Rows from a dataset of charts and code:
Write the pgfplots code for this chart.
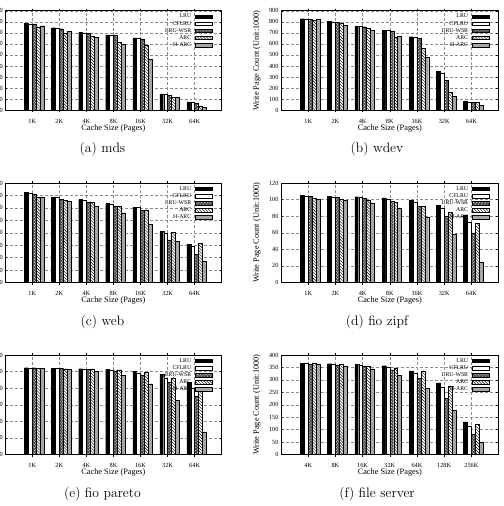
\documentclass[border=0pt]{standalone}
\usepackage{fontspec}
\usepackage{pgfplots}
\pgfplotsset{compat=1.18}
\usetikzlibrary{patterns}
\newfontfamily\timesf{Liberation Serif}

% Write page counts (unit: 1000 pages) per cache size
\pgfplotstableread{
x lru cflru wsr arc harc
1 786 780 780 755 764
2 746 740 737 700 716
3 704 700 698 671 662
4 682 680 677 613 601
5 655 649 646 586 465
6 148 142 136 115 118
7 75 70 67 39 27
}\mds
\pgfplotstableread{
x lru cflru wsr arc harc
1 828 825 824 815 822
2 803 800 797 785 765
3 760 757 755 740 722
4 722 720 717 660 666
5 665 660 650 560 478
6 350 335 272 160 125
7 80 75 72 70 45
}\wdev
\pgfplotstableread{
x lru cflru wsr arc harc
1 726 718 707 686 683
2 688 683 667 662 651
3 667 662 646 643 614
4 635 627 614 617 561
5 606 603 579 585 468
6 412 399 340 407 330
7 308 295 226 314 173
}\web
\pgfplotstableread{
x lru cflru wsr arc harc
1 105.0 104.5 103.8 102.0 101.0
2 104.0 103.5 102.5 101.0 99.5
3 103.5 103.0 101.5 99.5 96.0
4 102.0 101.0 98.0 96.5 90.0
5 99.0 97.0 92.0 92.5 79.0
6 93.0 89.5 80.0 84.5 58.0
7 81.0 73.0 60.0 71.0 25.0
}\zipf
\pgfplotstableread{
x lru cflru wsr arc harc
1 104.7 104.7 104.7 104.3 103.9
2 103.9 103.9 103.9 103.5 102.7
3 103.5 103.1 103.1 103.5 100.3
4 102.7 101.9 101.1 102.3 95.4
5 100.7 98.7 95.8 99.0 85.4
6 96.6 92.6 87.4 92.6 66.0
7 87.4 80.5 70.5 79.3 27.4
}\pareto
\pgfplotstableread{
x lru cflru wsr arc harc
1 367 366 363 367 363
2 365 363 358 364 356
3 362 360 355 355 345
4 357 352 340 349 318
5 336 327 306 337 268
6 288 270 226 273 178
7 131 112 80 121 50
}\fileserver

\pgfplotsset{
  barlegend/.style={legend image code/.code={%
      \draw[##1] (0bp,-1.7bp) rectangle (17bp,1.7bp);}},
  lru/.style={draw=black, line width=0.3bp, fill=black, bar shift=-0.2142857, barlegend},
  cflru/.style={draw=black, line width=0.3bp, fill=white, bar shift=-0.0714286, barlegend},
  wsr/.style={draw=black, line width=0.3bp, fill=black!70,
      postaction={pattern=crosshatch dots, pattern color=white}, bar shift=0.0714286, barlegend},
  arc/.style={draw=black, line width=0.3bp, fill=white,
      postaction={pattern=north west lines, pattern color=black}, bar shift=0.2142857, barlegend},
  harc/.style={draw=black, line width=0.3bp, fill=black!35, bar shift=0.3571429, barlegend},
  cachebars/.style={
    scale only axis,
    height=99.5bp,
    xmin=0, xmax=8,
    xtick={1,...,7},
    ymin=0,
    tick align=inside,
    tick pos=both,
    major tick length=2.2bp,
    grid=major,
    major grid style={densely dashed, black!45, line width=0.35bp},
    axis line style={line width=0.5bp},
    every tick/.style={black, line width=0.4bp},
    /pgf/number format/assume math mode=true,
    tick label style={font=\timesf\fontsize{6.3bp}{7bp}\selectfont},
    xticklabel style={anchor=base, yshift=-10.7bp, inner sep=0pt},
    yticklabel style={anchor=east, inner sep=0pt, xshift=-2.3bp},
    xlabel={Cache Size (Pages)},
    xlabel style={at={(axis description cs:0.5,0)}, anchor=base, yshift=-20bp,
      inner sep=0pt, font=\timesf\fontsize{8.3bp}{9bp}\selectfont},
    ybar, bar width=0.142857,
    legend plot pos=right,
    legend cell align=right,
    legend style={draw=none, fill=none, at={(1,1)}, anchor=north east,
      xshift=-9.5bp, yshift=-2.6bp, inner sep=0pt,
      font=\timesf\fontsize{5.8bp}{6bp}\selectfont,
      row sep=1bp, column sep=3bp,
      nodes={inner sep=0.5bp, text height=4bp, text depth=1.1bp}},
  },
  leftcol/.style={cachebars, width=216.5bp},
  rightcol/.style={cachebars, width=217.6bp},
}

\newcommand{\cachebars}[1]{%
  \addplot[lru] table[x=x, y=lru] {#1};
  \addplot[cflru] table[x=x, y=cflru] {#1};
  \addplot[wsr] table[x=x, y=wsr] {#1};
  \addplot[arc] table[x=x, y=arc] {#1};
  \addplot[harc] table[x=x, y=harc] {#1};
  \legend{LRU, CFLRU, LRU-WSR, ARC, H-ARC}}

\newcommand{\subcap}[3]{\node[anchor=base, inner sep=0pt,
  font=\fontsize{13.7bp}{16bp}\selectfont] at (#1bp,-#2bp) {#3};}
\newcommand{\ylab}[2]{\node[rotate=90, inner sep=0pt,
  font=\timesf\fontsize{8.3bp}{9bp}\selectfont] at (#1bp,-#2bp) {Write Page Count (Unit:1000)};}

\begin{document}
\begin{tikzpicture}
% (a) mds
\begin{axis}[leftcol, at={(5.2bp,-10.7bp)}, anchor=north west,
  ymax=900, ytick distance=100,
  xticklabels={1K,2K,4K,8K,16K,32K,64K}]
\cachebars{\mds}
\end{axis}
% (b) wdev
\begin{axis}[rightcol, at={(281bp,-10.7bp)}, anchor=north west,
  ymax=900, ytick distance=100,
  xticklabels={1K,2K,4K,8K,16K,32K,64K}]
\cachebars{\wdev}
\end{axis}
% (c) web
\begin{axis}[leftcol, at={(5.2bp,-183bp)}, anchor=north west,
  ymax=800, ytick distance=100,
  xticklabels={1K,2K,4K,8K,16K,32K,64K}]
\cachebars{\web}
\end{axis}
% (d) fio zipf
\begin{axis}[rightcol, at={(281bp,-183bp)}, anchor=north west,
  ymax=120, ytick distance=20,
  xticklabels={1K,2K,4K,8K,16K,32K,64K}]
\cachebars{\zipf}
\end{axis}
% (e) fio pareto
\begin{axis}[leftcol, at={(5.2bp,-355bp)}, anchor=north west,
  ymax=120, ytick distance=20,
  xticklabels={1K,2K,4K,8K,16K,32K,64K}]
\cachebars{\pareto}
\end{axis}
% (f) file server
\begin{axis}[rightcol, at={(281bp,-355bp)}, anchor=north west,
  ymax=400, ytick distance=50,
  xticklabels={4K,8K,16K,32K,64K,128K,256K}]
\cachebars{\fileserver}
\end{axis}

\ylab{257}{60.45}
\ylab{257}{232.75}
\ylab{257}{404.75}

\subcap{102.5}{152.6}{(a)\ mds}
\subcap{377}{152.6}{(b)\ wdev}
\subcap{102.5}{325}{(c)\ web}
\subcap{377}{325}{(d)\ fio zipf}
\subcap{102.5}{497}{(e)\ fio pareto}
\subcap{377}{497}{(f)\ file server}

\pgfresetboundingbox
\useasboundingbox (0bp,0bp) rectangle (504bp,-506bp);
\end{tikzpicture}
\end{document}
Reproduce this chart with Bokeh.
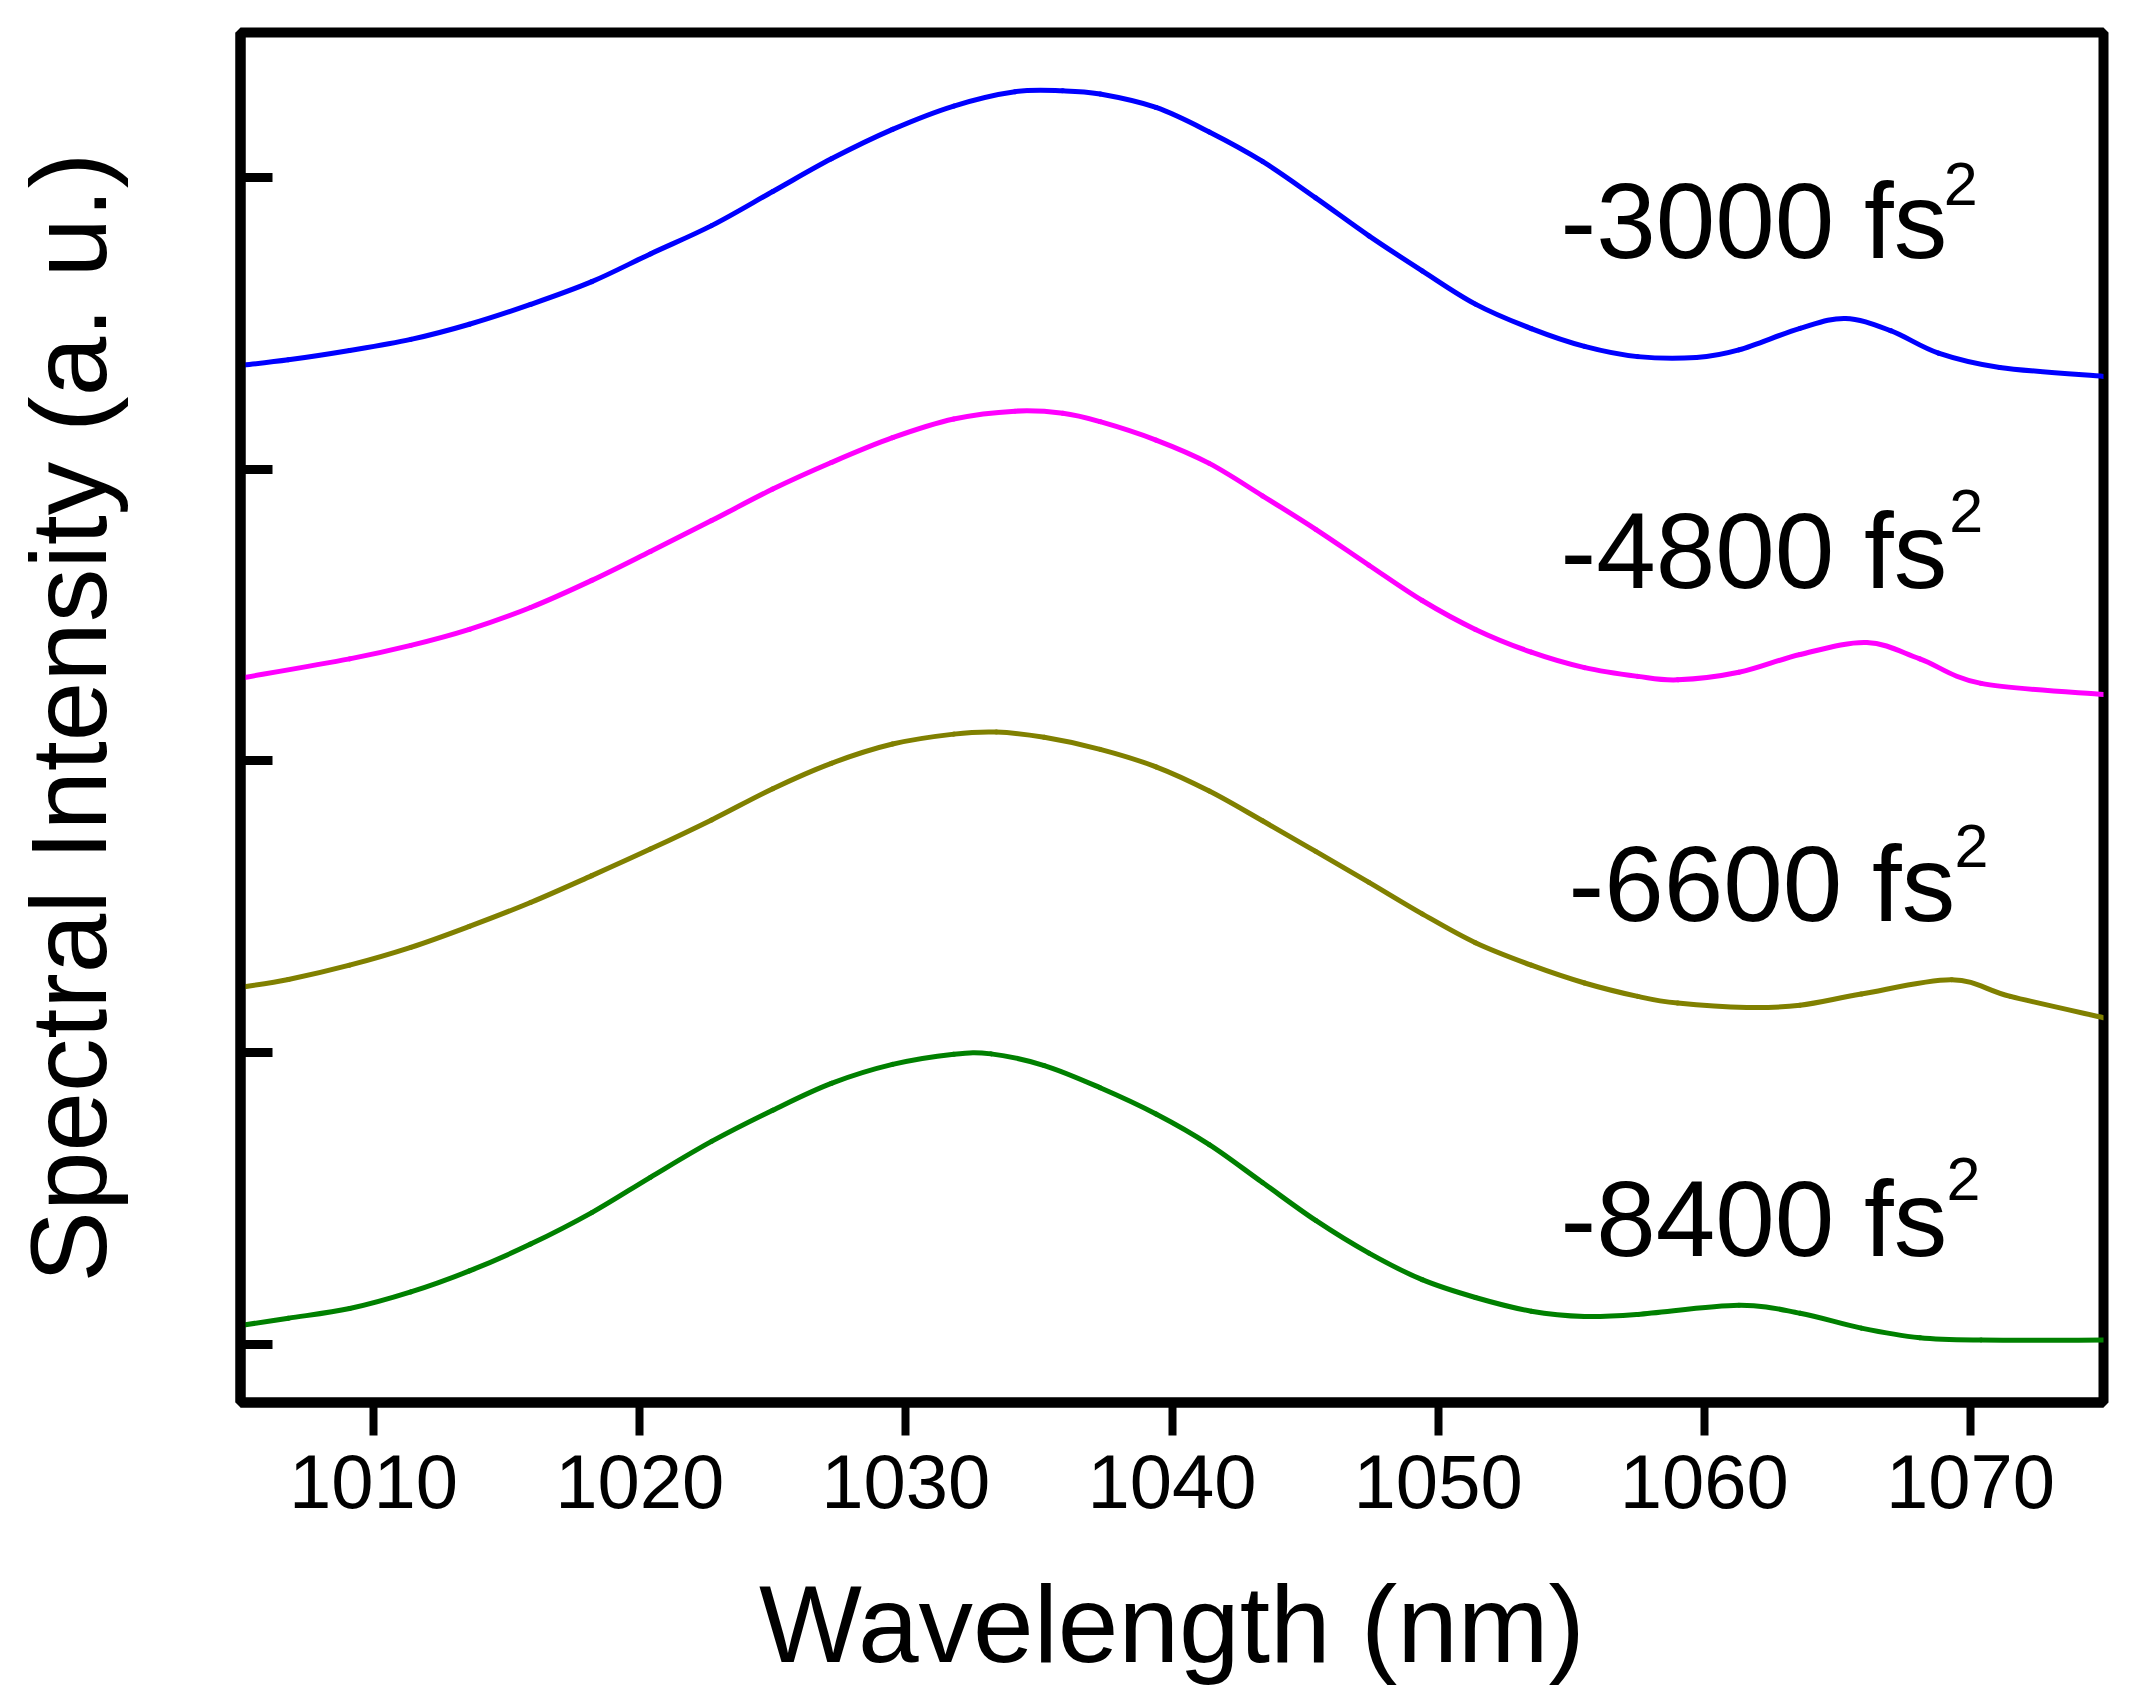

[Exercise goal] Copy the data exactly. Any picture it contains is to be omitted.

[Solution to the problem]
Write the pgfplots code for this chart.
\documentclass[border=0pt]{standalone}
\usepackage{fontspec}
\usepackage{pgfplots}
\pgfplotsset{compat=1.18}
\usetikzlibrary{patterns}
\newfontfamily\timesf{Liberation Serif}

% Write page counts (unit: 1000 pages) per cache size
\pgfplotstableread{
x lru cflru wsr arc harc
1 786 780 780 755 764
2 746 740 737 700 716
3 704 700 698 671 662
4 682 680 677 613 601
5 655 649 646 586 465
6 148 142 136 115 118
7 75 70 67 39 27
}\mds
\pgfplotstableread{
x lru cflru wsr arc harc
1 828 825 824 815 822
2 803 800 797 785 765
3 760 757 755 740 722
4 722 720 717 660 666
5 665 660 650 560 478
6 350 335 272 160 125
7 80 75 72 70 45
}\wdev
\pgfplotstableread{
x lru cflru wsr arc harc
1 726 718 707 686 683
2 688 683 667 662 651
3 667 662 646 643 614
4 635 627 614 617 561
5 606 603 579 585 468
6 412 399 340 407 330
7 308 295 226 314 173
}\web
\pgfplotstableread{
x lru cflru wsr arc harc
1 105.0 104.5 103.8 102.0 101.0
2 104.0 103.5 102.5 101.0 99.5
3 103.5 103.0 101.5 99.5 96.0
4 102.0 101.0 98.0 96.5 90.0
5 99.0 97.0 92.0 92.5 79.0
6 93.0 89.5 80.0 84.5 58.0
7 81.0 73.0 60.0 71.0 25.0
}\zipf
\pgfplotstableread{
x lru cflru wsr arc harc
1 104.7 104.7 104.7 104.3 103.9
2 103.9 103.9 103.9 103.5 102.7
3 103.5 103.1 103.1 103.5 100.3
4 102.7 101.9 101.1 102.3 95.4
5 100.7 98.7 95.8 99.0 85.4
6 96.6 92.6 87.4 92.6 66.0
7 87.4 80.5 70.5 79.3 27.4
}\pareto
\pgfplotstableread{
x lru cflru wsr arc harc
1 367 366 363 367 363
2 365 363 358 364 356
3 362 360 355 355 345
4 357 352 340 349 318
5 336 327 306 337 268
6 288 270 226 273 178
7 131 112 80 121 50
}\fileserver

\pgfplotsset{
  barlegend/.style={legend image code/.code={%
      \draw[##1] (0bp,-1.7bp) rectangle (17bp,1.7bp);}},
  lru/.style={draw=black, line width=0.3bp, fill=black, bar shift=-0.2142857, barlegend},
  cflru/.style={draw=black, line width=0.3bp, fill=white, bar shift=-0.0714286, barlegend},
  wsr/.style={draw=black, line width=0.3bp, fill=black!70,
      postaction={pattern=crosshatch dots, pattern color=white}, bar shift=0.0714286, barlegend},
  arc/.style={draw=black, line width=0.3bp, fill=white,
      postaction={pattern=north west lines, pattern color=black}, bar shift=0.2142857, barlegend},
  harc/.style={draw=black, line width=0.3bp, fill=black!35, bar shift=0.3571429, barlegend},
  cachebars/.style={
    scale only axis,
    height=99.5bp,
    xmin=0, xmax=8,
    xtick={1,...,7},
    ymin=0,
    tick align=inside,
    tick pos=both,
    major tick length=2.2bp,
    grid=major,
    major grid style={densely dashed, black!45, line width=0.35bp},
    axis line style={line width=0.5bp},
    every tick/.style={black, line width=0.4bp},
    /pgf/number format/assume math mode=true,
    tick label style={font=\timesf\fontsize{6.3bp}{7bp}\selectfont},
    xticklabel style={anchor=base, yshift=-10.7bp, inner sep=0pt},
    yticklabel style={anchor=east, inner sep=0pt, xshift=-2.3bp},
    xlabel={Cache Size (Pages)},
    xlabel style={at={(axis description cs:0.5,0)}, anchor=base, yshift=-20bp,
      inner sep=0pt, font=\timesf\fontsize{8.3bp}{9bp}\selectfont},
    ybar, bar width=0.142857,
    legend plot pos=right,
    legend cell align=right,
    legend style={draw=none, fill=none, at={(1,1)}, anchor=north east,
      xshift=-9.5bp, yshift=-2.6bp, inner sep=0pt,
      font=\timesf\fontsize{5.8bp}{6bp}\selectfont,
      row sep=1bp, column sep=3bp,
      nodes={inner sep=0.5bp, text height=4bp, text depth=1.1bp}},
  },
  leftcol/.style={cachebars, width=216.5bp},
  rightcol/.style={cachebars, width=217.6bp},
}

\newcommand{\cachebars}[1]{%
  \addplot[lru] table[x=x, y=lru] {#1};
  \addplot[cflru] table[x=x, y=cflru] {#1};
  \addplot[wsr] table[x=x, y=wsr] {#1};
  \addplot[arc] table[x=x, y=arc] {#1};
  \addplot[harc] table[x=x, y=harc] {#1};
  \legend{LRU, CFLRU, LRU-WSR, ARC, H-ARC}}

\newcommand{\subcap}[3]{\node[anchor=base, inner sep=0pt,
  font=\fontsize{13.7bp}{16bp}\selectfont] at (#1bp,-#2bp) {#3};}
\newcommand{\ylab}[2]{\node[rotate=90, inner sep=0pt,
  font=\timesf\fontsize{8.3bp}{9bp}\selectfont] at (#1bp,-#2bp) {Write Page Count (Unit:1000)};}

\begin{document}
\begin{tikzpicture}
% (a) mds
\begin{axis}[leftcol, at={(5.2bp,-10.7bp)}, anchor=north west,
  ymax=900, ytick distance=100,
  xticklabels={1K,2K,4K,8K,16K,32K,64K}]
\cachebars{\mds}
\end{axis}
% (b) wdev
\begin{axis}[rightcol, at={(281bp,-10.7bp)}, anchor=north west,
  ymax=900, ytick distance=100,
  xticklabels={1K,2K,4K,8K,16K,32K,64K}]
\cachebars{\wdev}
\end{axis}
% (c) web
\begin{axis}[leftcol, at={(5.2bp,-183bp)}, anchor=north west,
  ymax=800, ytick distance=100,
  xticklabels={1K,2K,4K,8K,16K,32K,64K}]
\cachebars{\web}
\end{axis}
% (d) fio zipf
\begin{axis}[rightcol, at={(281bp,-183bp)}, anchor=north west,
  ymax=120, ytick distance=20,
  xticklabels={1K,2K,4K,8K,16K,32K,64K}]
\cachebars{\zipf}
\end{axis}
% (e) fio pareto
\begin{axis}[leftcol, at={(5.2bp,-355bp)}, anchor=north west,
  ymax=120, ytick distance=20,
  xticklabels={1K,2K,4K,8K,16K,32K,64K}]
\cachebars{\pareto}
\end{axis}
% (f) file server
\begin{axis}[rightcol, at={(281bp,-355bp)}, anchor=north west,
  ymax=400, ytick distance=50,
  xticklabels={4K,8K,16K,32K,64K,128K,256K}]
\cachebars{\fileserver}
\end{axis}

\ylab{257}{60.45}
\ylab{257}{232.75}
\ylab{257}{404.75}

\subcap{102.5}{152.6}{(a)\ mds}
\subcap{377}{152.6}{(b)\ wdev}
\subcap{102.5}{325}{(c)\ web}
\subcap{377}{325}{(d)\ fio zipf}
\subcap{102.5}{497}{(e)\ fio pareto}
\subcap{377}{497}{(f)\ file server}

\pgfresetboundingbox
\useasboundingbox (0bp,0bp) rectangle (504bp,-506bp);
\end{tikzpicture}
\end{document}
Reproduce this chart with Bokeh.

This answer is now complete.